En un escenario despejado, con apenas tres puestos, alguien siempre queda de pié: Cubículo, que se presenta los sábados a las 22, puede bien describirse con la lógica del “juego de la silla”. Ana (Belén Sosa) y Satín (Florencia Inchauspe) son mujeres paralelas: el vestuario y las luces están a favor de la confusión de sus cuerpos. El Barón (Adrián Tórtora), un hombre joven, bello y de voz profunda, aparece y desaparece entre las sombras, en una tríada entre paternal y sexuada. Entonces aparece la palabra, la proyección del texto.

Minutos antes de dar sala, el director Eduardo Meneghelli (Bataille, Solo cuando muera, Madre de tela) le cuenta a Agencia NAN que tomó como base textos del escritor ruso Máximo Gorki. No es casual que “Gorki”, en el país más extenso del mundo, signifique “amargo”. Hay algo del orden de la angustia, del aburrimiento –que es también angustia–, del tedio y de la agresividad, que se narra de manera mosaical (al decir del filósofo Marshall McLuhan) a lo largo de la función. Porque Cubículo no es un relato lineal: es más bien una carta de significados y significantes, un ejercicio de búsquedas múltiples que se le propone al espectador.

Lucas (Graciano Rey), un peregrino, llega para corromper la convivencia de los otros, para convertirse él mismo en otro, para invitar al afuera. Su lugar convoca a la tensión entre el quedarse y el irse. El vagabundo es el interrogante y el interrogatorio. La duda puesta en movimiento. Es quien ejercita la compasión y enfrenta al Barón. Los cuatro personajes permanecen encerrados –no se denuncia por qué causas– en un cuarto tibio. Quieren irse, o eso declaman, pero permanecen. El encierro es una autoimposición, una pena tolerada por momentos con mansedumbre y en otros con violencia. ¿Qué lugar es ése? ¿Qué vínculos los atan? ¿A quién le temen?

Una mujer cuenta su historia de alcoholismo, de “amor fatal”. La otra, su cuento de hadas con príncipe por turnos. El olvido y el recuerdo hacen de la verdad un valor dúctil, una pieza móvil. También hay piezas de arquitecturas milimétricas, exactitudes en el encastre de los cuerpos en escena, que develan un profundo trabajo de ensayo. El movimiento se turna entre lentísimo y veloz, la brutalidad puede emerger entre las partes así como la dulzura. Meneghelli cuenta: “La obra puede seguir mutando; de hecho, quizás en un tiempo no sea la misma. No diría que es una obra surrealista, sino una distorsionada”. El director denuncia una realidad de sentidos masticados, precocidos, y cómo Cubículo propone una lógica a develarse, un “Cubo de Rubik” a resolver.

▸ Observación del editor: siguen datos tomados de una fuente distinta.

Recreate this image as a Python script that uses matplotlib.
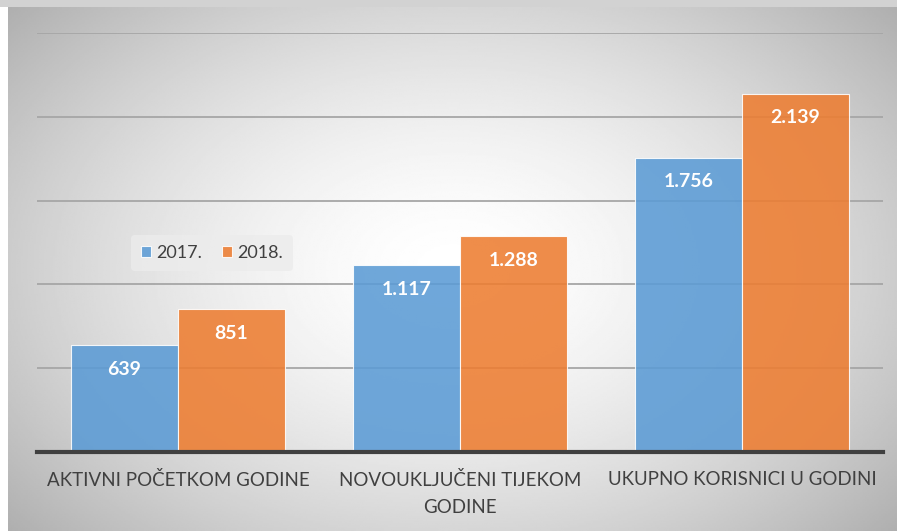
import numpy as np
import matplotlib
matplotlib.use("Agg")
import matplotlib.pyplot as plt

plt.rcParams["font.family"] = ["Lato", "DejaVu Sans"]

categories = ["AKTIVNI POČETKOM GODINE", "NOVOUKLJUČENI TIJEKOM\nGODINE", "UKUPNO KORISNICI U GODINI"]
series_names = ["2017.", "2018."]
values_2017 = [639, 1117, 1756]
values_2018 = [851, 1288, 2139]
labels_2017 = ["639", "1.117", "1.756"]
labels_2018 = ["851", "1.288", "2.139"]

blue = "#5b9bd5"
orange = "#ed7d31"

fig = plt.figure(figsize=(8.97, 5.31), dpi=100)
fig.patch.set_facecolor("white")

# top grey strip (cropped title area)
strip = fig.add_axes([0, 1 - 7 / 531, 1, 7 / 531])
strip.set_facecolor("#d2d2d2")
strip.set_xticks([])
strip.set_yticks([])
for s in strip.spines.values():
    s.set_visible(False)

# chart panel with radial gradient
bg = fig.add_axes([8 / 897, 0, 889 / 897, 524 / 531])
yy, xx = np.mgrid[-1:1:300j, -1:1:500j]
r = np.sqrt((xx / 1.0) ** 2 + (yy / 1.15) ** 2)
shade = 1.0 - 0.2 * np.clip(r, 0, 1.4) ** 1.6
bg.imshow(shade, cmap="gray", vmin=0, vmax=1, aspect="auto", extent=[0, 1, 0, 1])
bg.set_axis_off()

ax = fig.add_axes([37 / 897, (531 - 452) / 531, 846 / 897, 419 / 531])
ax.patch.set_alpha(0)
x = np.arange(len(categories))
w = 0.38
b1 = ax.bar(x - w / 2, values_2017, w, color=blue, alpha=0.88, edgecolor="white", linewidth=0.8, label=series_names[0], zorder=2)
b2 = ax.bar(x + w / 2, values_2018, w, color=orange, alpha=0.88, edgecolor="white", linewidth=0.8, label=series_names[1], zorder=2)

ax.set_xlim(-0.5, 2.5)
ax.set_ylim(0, 2500)
ax.set_yticks(np.arange(500, 2501, 500))
ax.yaxis.grid(True, color="#a6a6a6", linewidth=1.3, zorder=3)
ax.tick_params(axis="y", left=False, labelleft=False)
ax.tick_params(axis="x", bottom=False, pad=10)
ax.set_xticks(x)
ax.set_xticklabels(categories, fontsize=13.5, color="#404040", linespacing=1.75)
for s in ["top", "right", "left"]:
    ax.spines[s].set_visible(False)
ax.spines["bottom"].set_color("#404040")
ax.spines["bottom"].set_linewidth(3)
ax.spines["bottom"].set_zorder(4)

for bars, labs in [(b1, labels_2017), (b2, labels_2018)]:
    for bar, lab in zip(bars, labs):
        ax.text(bar.get_x() + bar.get_width() / 2, bar.get_height() - 145, lab,
                ha="center", va="center", color="white", fontsize=14, fontweight="bold", zorder=5)

leg = ax.legend(loc="upper left", bbox_to_anchor=(85 / 846, 226 / 419), ncol=2, frameon=True,
                fontsize=13, handlelength=0.55, handleheight=0.55, handletextpad=0.3,
                columnspacing=1.1, borderpad=0.55)
leg.get_frame().set_facecolor("#ececec")
leg.get_frame().set_edgecolor("none")
leg.get_frame().set_alpha(0.8)
for t in leg.get_texts():
    t.set_color("#404040")

fig.savefig("out.png", dpi=100)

Está claro, a esta altura, que hay permiso para las interpretaciones disímiles, para la absorción a voluntad de mensajes. De entender o no entender, no se trata el asunto. Que algo se deba interpretar de un modo u otro es siempre una imposición autoritaria, una orden. Quien tolere la duda, lo indecible y la conspiración de la palabra en contra de la totalidad, saldrá de El Espión tarareando: “En la noche, triste y negra…”.